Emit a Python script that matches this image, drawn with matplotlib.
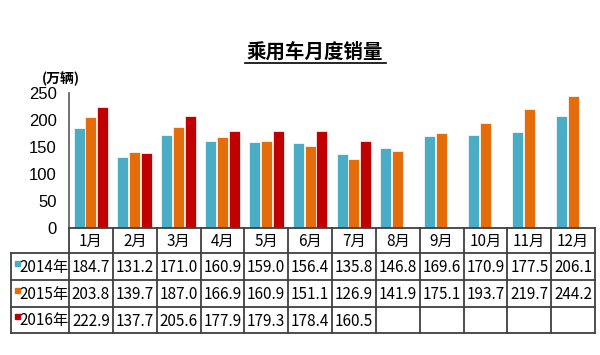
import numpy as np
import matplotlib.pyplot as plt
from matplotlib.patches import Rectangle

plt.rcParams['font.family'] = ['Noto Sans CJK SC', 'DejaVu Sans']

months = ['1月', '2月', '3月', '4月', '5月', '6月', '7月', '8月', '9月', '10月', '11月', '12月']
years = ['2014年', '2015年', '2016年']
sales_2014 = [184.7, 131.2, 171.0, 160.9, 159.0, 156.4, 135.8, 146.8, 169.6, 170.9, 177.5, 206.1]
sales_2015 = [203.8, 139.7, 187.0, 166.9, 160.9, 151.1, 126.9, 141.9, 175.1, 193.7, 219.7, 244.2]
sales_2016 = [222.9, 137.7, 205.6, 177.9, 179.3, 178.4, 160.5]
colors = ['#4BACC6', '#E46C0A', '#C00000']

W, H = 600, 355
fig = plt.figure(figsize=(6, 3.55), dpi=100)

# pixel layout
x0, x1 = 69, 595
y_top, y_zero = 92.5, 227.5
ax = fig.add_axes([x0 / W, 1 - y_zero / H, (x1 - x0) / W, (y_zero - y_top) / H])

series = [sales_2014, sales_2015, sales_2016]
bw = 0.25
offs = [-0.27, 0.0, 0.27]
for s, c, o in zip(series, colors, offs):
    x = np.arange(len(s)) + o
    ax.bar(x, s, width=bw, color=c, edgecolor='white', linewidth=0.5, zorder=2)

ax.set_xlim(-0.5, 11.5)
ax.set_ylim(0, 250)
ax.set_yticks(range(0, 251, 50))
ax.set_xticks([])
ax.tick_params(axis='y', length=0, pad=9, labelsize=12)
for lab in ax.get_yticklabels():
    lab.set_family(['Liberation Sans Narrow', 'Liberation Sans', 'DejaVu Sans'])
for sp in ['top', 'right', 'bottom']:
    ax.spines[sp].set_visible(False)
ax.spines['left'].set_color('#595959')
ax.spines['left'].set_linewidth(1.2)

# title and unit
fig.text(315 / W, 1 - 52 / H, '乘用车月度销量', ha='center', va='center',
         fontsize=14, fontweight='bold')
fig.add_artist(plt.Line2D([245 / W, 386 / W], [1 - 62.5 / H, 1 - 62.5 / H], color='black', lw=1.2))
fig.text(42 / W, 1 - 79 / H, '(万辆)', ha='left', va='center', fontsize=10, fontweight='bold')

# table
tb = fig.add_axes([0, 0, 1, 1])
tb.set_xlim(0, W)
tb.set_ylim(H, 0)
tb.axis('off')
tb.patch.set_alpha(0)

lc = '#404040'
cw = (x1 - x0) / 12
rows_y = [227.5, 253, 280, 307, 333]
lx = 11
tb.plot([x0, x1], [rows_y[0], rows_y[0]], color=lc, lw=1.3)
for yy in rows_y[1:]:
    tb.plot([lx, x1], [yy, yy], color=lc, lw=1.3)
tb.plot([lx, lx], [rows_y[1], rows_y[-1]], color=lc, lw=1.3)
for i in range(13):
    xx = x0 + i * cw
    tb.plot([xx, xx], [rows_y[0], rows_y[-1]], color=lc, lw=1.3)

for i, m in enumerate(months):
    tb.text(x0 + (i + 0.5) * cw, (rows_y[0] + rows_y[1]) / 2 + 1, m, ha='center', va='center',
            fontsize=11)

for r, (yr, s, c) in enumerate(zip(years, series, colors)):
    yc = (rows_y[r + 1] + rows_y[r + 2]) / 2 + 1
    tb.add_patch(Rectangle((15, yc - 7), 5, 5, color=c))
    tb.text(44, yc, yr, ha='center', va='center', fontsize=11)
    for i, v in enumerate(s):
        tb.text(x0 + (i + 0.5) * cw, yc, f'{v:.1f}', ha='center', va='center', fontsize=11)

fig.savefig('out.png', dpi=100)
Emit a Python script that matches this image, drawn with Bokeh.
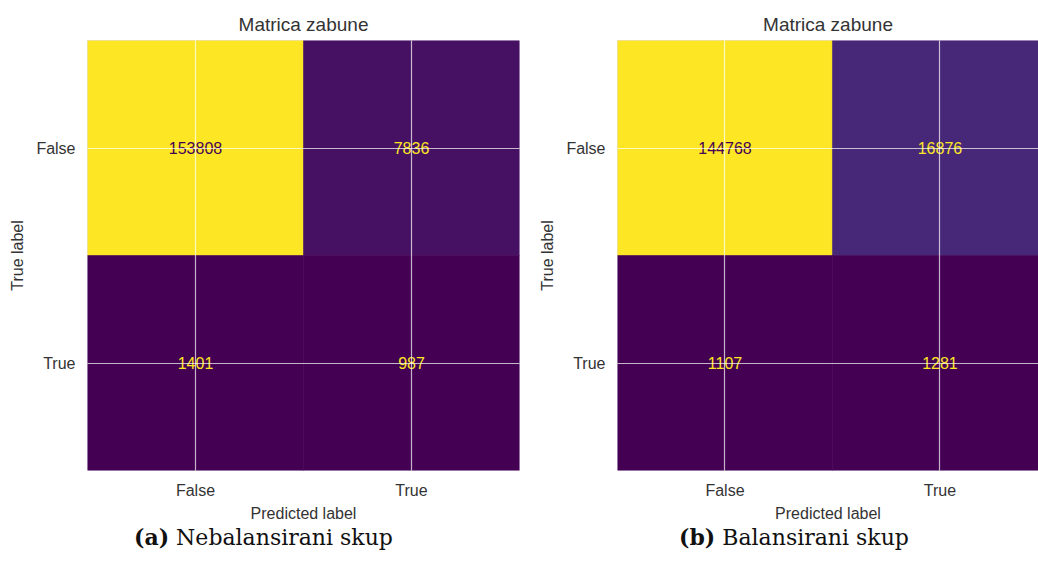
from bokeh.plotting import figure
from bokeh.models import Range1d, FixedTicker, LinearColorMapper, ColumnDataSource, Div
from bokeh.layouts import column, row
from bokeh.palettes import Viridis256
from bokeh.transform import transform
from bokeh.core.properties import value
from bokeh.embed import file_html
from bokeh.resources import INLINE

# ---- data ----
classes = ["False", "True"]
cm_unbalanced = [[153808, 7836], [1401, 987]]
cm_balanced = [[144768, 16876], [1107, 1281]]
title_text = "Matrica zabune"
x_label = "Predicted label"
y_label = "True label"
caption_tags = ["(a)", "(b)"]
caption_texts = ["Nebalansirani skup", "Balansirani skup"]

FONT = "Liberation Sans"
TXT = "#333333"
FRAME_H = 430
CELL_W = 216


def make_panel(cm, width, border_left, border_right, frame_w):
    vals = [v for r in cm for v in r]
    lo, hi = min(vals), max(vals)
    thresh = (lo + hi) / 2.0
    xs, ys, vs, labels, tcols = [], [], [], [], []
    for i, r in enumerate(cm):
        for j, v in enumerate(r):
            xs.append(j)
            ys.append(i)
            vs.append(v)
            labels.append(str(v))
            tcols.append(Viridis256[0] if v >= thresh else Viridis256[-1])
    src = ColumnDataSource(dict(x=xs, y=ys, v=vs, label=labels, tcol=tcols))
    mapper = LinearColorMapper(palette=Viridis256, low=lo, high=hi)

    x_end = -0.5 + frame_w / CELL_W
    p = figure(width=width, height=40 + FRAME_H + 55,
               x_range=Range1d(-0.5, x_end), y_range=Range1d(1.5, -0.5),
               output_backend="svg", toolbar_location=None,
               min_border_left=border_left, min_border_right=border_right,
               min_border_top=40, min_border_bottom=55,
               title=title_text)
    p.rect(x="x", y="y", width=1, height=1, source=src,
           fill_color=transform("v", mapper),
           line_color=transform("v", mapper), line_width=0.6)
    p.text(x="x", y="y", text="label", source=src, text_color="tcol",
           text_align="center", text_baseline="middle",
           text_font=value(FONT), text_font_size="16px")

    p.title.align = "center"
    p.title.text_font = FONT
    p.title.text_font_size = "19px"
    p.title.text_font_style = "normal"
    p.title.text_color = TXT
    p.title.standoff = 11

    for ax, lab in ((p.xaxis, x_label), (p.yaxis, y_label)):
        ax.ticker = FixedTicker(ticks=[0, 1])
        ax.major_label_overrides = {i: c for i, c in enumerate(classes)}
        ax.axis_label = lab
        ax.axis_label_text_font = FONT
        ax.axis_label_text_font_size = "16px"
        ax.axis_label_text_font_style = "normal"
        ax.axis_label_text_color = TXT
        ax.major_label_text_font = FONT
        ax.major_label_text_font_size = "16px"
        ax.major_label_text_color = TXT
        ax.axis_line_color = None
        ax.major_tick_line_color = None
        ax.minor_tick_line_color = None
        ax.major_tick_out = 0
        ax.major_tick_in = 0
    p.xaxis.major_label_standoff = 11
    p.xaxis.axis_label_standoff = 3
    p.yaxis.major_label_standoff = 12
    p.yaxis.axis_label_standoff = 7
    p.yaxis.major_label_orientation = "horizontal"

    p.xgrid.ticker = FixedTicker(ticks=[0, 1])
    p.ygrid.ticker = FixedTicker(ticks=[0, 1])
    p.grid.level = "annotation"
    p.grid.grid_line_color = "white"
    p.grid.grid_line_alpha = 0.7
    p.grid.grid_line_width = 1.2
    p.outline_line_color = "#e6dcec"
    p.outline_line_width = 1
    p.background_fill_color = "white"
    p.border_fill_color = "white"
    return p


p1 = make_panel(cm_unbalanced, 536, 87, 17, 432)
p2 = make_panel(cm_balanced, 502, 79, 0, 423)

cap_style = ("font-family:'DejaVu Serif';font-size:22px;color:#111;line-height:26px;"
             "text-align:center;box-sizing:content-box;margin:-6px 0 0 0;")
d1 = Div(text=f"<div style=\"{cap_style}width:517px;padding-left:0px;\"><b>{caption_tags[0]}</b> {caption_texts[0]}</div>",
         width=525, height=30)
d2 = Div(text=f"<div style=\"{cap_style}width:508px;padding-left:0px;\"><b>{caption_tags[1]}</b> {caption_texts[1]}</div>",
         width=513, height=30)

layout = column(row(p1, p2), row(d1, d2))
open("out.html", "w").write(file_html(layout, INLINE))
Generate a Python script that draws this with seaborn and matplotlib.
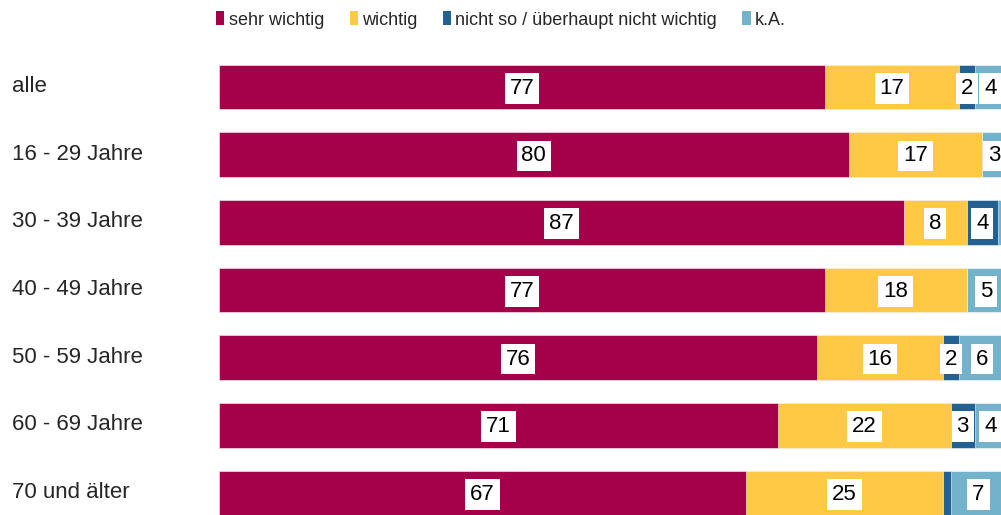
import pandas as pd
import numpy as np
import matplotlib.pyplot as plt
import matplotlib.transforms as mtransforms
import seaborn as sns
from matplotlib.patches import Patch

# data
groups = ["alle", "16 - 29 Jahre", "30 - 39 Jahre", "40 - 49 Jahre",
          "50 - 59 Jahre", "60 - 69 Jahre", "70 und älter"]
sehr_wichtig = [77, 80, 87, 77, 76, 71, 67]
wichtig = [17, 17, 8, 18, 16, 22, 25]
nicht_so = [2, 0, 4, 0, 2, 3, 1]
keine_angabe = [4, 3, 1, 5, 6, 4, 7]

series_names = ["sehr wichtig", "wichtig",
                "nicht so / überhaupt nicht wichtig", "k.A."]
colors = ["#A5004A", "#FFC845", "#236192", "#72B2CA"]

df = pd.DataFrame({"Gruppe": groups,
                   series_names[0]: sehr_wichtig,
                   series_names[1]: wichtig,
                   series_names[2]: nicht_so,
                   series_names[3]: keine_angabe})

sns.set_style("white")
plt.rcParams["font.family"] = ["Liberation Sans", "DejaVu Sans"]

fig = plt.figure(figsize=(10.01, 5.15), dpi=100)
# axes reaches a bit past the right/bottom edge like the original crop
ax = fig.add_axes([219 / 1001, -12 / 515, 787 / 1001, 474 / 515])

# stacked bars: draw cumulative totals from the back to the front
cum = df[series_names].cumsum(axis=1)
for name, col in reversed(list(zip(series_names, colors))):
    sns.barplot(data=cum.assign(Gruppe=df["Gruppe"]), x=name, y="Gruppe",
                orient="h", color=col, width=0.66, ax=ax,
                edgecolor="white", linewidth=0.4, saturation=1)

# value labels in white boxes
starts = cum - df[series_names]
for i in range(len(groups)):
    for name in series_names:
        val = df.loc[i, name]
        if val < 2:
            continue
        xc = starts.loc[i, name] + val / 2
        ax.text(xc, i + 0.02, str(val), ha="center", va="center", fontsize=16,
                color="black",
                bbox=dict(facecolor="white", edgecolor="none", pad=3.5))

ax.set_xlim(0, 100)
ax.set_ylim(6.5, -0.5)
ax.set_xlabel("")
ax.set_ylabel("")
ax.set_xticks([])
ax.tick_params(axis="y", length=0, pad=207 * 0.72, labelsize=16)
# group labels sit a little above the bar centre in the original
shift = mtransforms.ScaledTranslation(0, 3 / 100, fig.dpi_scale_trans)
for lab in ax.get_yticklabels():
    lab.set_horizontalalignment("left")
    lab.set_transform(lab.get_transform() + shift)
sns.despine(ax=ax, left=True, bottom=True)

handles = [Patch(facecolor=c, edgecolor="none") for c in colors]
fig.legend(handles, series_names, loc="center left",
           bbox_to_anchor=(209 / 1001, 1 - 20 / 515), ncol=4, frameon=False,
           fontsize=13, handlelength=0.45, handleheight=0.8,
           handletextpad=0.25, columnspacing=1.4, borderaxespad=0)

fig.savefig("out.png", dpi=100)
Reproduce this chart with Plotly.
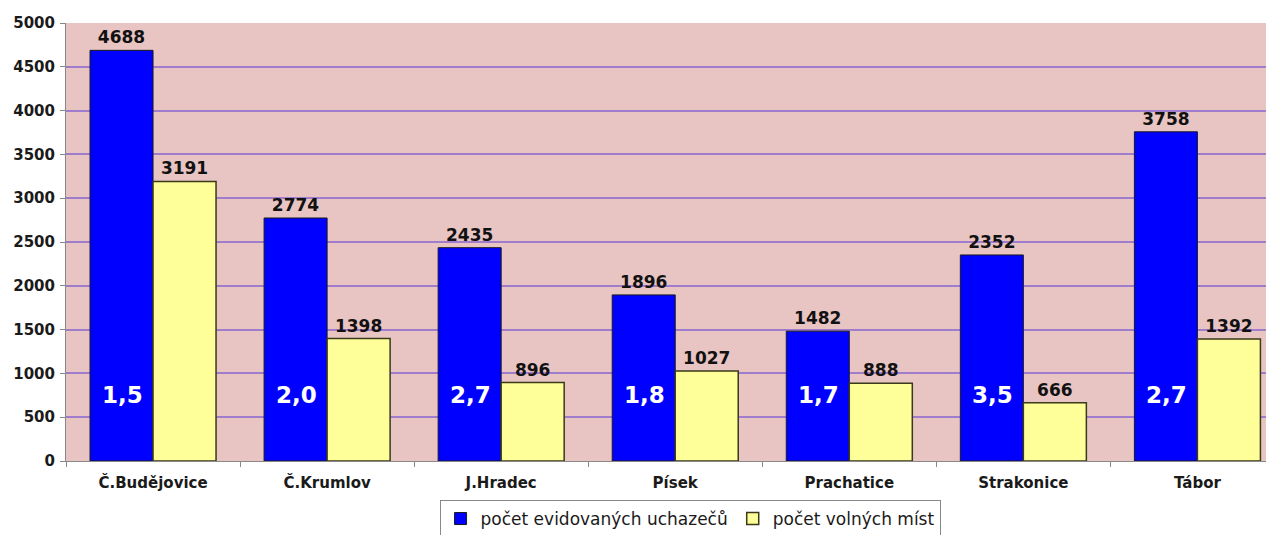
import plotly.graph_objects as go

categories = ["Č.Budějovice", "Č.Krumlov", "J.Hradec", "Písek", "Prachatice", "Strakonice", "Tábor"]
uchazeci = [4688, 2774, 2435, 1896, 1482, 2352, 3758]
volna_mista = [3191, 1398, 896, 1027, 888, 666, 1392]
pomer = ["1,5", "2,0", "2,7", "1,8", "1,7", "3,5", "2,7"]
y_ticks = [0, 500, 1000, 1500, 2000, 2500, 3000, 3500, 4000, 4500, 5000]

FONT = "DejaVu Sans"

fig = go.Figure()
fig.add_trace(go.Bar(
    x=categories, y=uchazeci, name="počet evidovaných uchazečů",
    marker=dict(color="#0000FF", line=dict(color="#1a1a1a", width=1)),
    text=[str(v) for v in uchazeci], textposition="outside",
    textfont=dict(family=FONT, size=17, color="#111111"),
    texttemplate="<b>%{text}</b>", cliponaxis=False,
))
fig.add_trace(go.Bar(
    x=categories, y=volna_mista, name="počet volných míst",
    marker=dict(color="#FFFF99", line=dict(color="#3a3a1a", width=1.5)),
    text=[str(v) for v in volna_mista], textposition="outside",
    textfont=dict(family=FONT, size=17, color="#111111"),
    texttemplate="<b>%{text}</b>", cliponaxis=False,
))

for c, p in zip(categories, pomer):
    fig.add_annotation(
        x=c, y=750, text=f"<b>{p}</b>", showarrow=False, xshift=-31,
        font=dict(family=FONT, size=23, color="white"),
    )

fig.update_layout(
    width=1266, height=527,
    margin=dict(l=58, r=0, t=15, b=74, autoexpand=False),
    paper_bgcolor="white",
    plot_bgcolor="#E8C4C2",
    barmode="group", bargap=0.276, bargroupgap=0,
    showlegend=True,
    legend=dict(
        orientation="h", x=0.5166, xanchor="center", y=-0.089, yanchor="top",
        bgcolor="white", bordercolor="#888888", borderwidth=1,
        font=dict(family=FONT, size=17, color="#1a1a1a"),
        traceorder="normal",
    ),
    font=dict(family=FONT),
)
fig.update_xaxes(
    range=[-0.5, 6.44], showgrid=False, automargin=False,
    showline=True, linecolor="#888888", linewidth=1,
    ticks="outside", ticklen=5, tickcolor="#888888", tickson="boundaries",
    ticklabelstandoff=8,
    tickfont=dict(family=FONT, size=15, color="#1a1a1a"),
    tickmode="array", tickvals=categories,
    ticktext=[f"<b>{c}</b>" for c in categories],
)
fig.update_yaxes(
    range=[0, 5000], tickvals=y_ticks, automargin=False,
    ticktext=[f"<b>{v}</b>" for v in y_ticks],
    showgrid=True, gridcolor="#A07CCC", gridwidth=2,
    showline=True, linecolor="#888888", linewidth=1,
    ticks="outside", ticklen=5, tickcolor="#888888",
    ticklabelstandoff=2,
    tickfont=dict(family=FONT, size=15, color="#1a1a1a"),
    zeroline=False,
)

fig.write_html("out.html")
----------
- [GIVEN EXERCISE]
From the listing, copy every line where the string "drawn" appears.

- [REPLY TO THE EXERCISE]
Emit a Python script that matches this image, drawn with matplotlib.
Emit a Python script that matches this image, drawn with Bokeh.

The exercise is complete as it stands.